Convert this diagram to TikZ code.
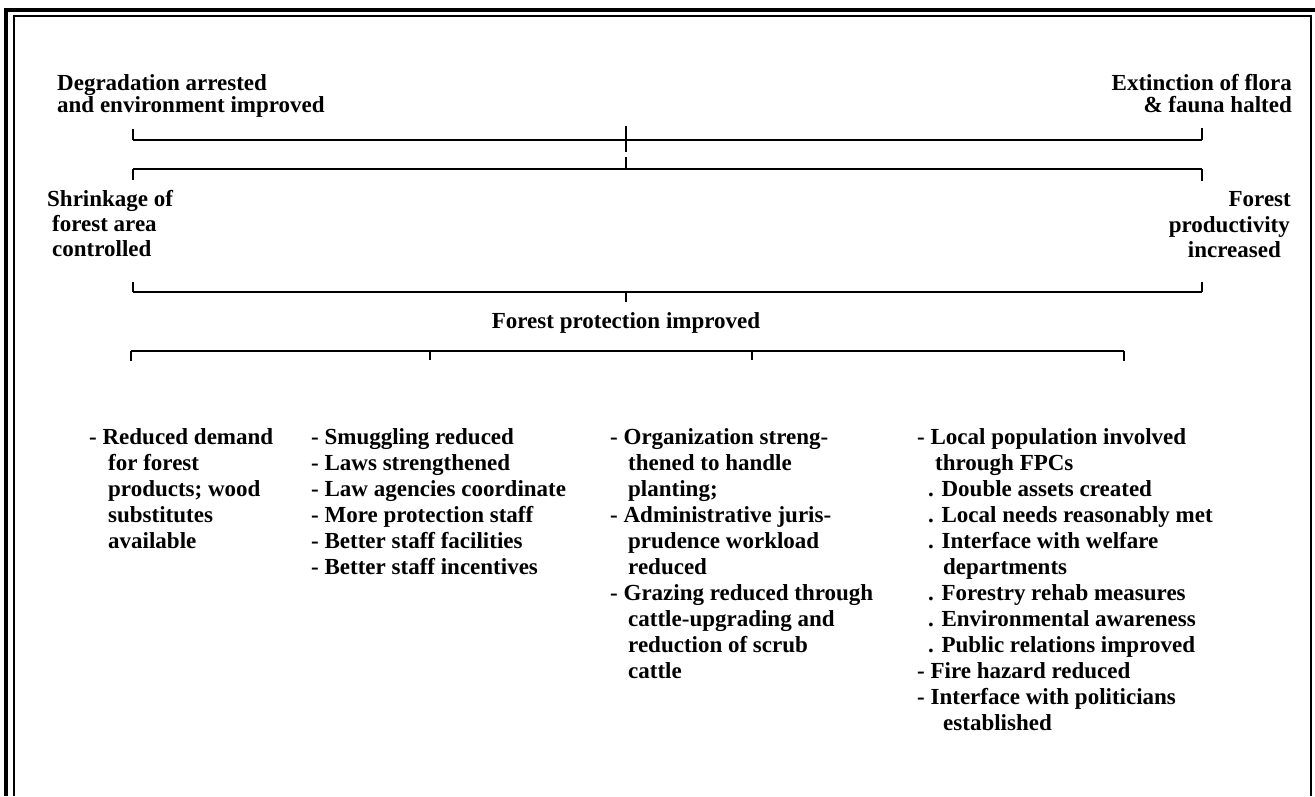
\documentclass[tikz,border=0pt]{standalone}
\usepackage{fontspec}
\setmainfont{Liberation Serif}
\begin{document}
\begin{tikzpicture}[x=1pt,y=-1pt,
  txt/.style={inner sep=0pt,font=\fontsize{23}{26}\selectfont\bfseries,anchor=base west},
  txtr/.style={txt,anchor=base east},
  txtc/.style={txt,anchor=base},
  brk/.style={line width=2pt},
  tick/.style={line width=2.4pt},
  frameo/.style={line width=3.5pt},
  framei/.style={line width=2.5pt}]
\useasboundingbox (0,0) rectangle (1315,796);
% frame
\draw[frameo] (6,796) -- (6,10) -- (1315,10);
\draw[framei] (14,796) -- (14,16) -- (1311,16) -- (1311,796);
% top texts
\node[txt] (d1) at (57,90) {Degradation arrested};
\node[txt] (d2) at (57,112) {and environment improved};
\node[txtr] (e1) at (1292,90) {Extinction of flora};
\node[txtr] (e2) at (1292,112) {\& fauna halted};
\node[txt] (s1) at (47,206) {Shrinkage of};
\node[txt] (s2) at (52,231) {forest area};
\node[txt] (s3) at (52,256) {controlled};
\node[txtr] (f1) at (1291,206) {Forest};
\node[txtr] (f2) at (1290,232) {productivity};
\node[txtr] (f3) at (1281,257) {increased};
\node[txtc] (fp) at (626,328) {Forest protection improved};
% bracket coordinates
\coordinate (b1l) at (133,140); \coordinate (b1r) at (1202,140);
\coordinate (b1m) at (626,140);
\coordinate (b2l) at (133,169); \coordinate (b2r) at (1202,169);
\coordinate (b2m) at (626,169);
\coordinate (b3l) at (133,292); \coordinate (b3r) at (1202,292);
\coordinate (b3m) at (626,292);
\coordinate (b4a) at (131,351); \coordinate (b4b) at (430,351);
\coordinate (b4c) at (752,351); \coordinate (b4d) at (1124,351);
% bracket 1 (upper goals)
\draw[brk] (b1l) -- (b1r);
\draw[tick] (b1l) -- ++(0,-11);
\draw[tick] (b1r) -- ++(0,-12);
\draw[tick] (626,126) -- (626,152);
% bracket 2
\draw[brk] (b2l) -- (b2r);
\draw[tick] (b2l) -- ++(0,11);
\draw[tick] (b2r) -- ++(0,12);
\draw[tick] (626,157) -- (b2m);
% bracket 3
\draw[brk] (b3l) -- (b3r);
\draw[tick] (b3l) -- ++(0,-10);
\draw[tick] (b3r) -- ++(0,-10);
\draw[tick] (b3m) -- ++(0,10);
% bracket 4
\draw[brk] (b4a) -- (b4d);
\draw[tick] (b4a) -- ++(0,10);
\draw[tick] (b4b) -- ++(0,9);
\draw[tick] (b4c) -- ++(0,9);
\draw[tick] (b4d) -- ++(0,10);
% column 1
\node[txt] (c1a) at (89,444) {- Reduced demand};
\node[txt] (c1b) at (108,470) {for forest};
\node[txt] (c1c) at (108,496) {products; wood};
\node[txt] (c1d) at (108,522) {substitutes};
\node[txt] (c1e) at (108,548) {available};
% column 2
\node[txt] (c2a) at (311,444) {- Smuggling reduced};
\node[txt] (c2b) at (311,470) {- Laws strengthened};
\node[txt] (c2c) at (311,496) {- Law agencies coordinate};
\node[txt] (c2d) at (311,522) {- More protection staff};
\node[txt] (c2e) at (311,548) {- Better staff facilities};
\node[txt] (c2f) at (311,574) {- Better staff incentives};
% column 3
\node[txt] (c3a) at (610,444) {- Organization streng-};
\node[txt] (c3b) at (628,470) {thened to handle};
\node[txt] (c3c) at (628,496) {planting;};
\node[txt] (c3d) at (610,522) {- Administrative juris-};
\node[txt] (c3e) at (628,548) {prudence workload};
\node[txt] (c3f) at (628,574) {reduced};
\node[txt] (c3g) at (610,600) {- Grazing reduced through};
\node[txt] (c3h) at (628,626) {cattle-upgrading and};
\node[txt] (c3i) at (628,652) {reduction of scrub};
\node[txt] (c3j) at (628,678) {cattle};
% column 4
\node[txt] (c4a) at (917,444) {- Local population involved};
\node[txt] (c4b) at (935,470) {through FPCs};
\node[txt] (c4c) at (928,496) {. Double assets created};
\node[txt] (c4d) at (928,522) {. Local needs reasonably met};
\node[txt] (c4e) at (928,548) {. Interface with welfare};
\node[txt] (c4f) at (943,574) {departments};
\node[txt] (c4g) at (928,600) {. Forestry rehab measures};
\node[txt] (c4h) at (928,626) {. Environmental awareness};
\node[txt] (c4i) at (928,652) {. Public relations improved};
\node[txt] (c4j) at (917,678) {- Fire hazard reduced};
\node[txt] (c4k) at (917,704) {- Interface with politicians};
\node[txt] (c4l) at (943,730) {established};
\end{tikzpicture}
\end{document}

* * * *

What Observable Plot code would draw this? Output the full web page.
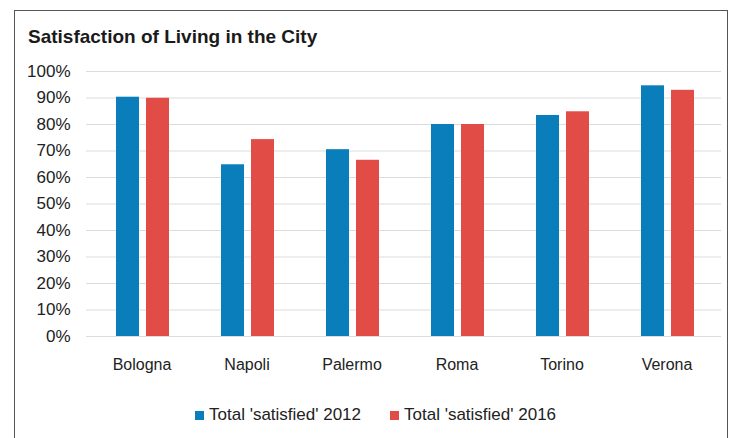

* * * *

Count the lines of the listing above that include the word "this" and state the total with nothing else.

2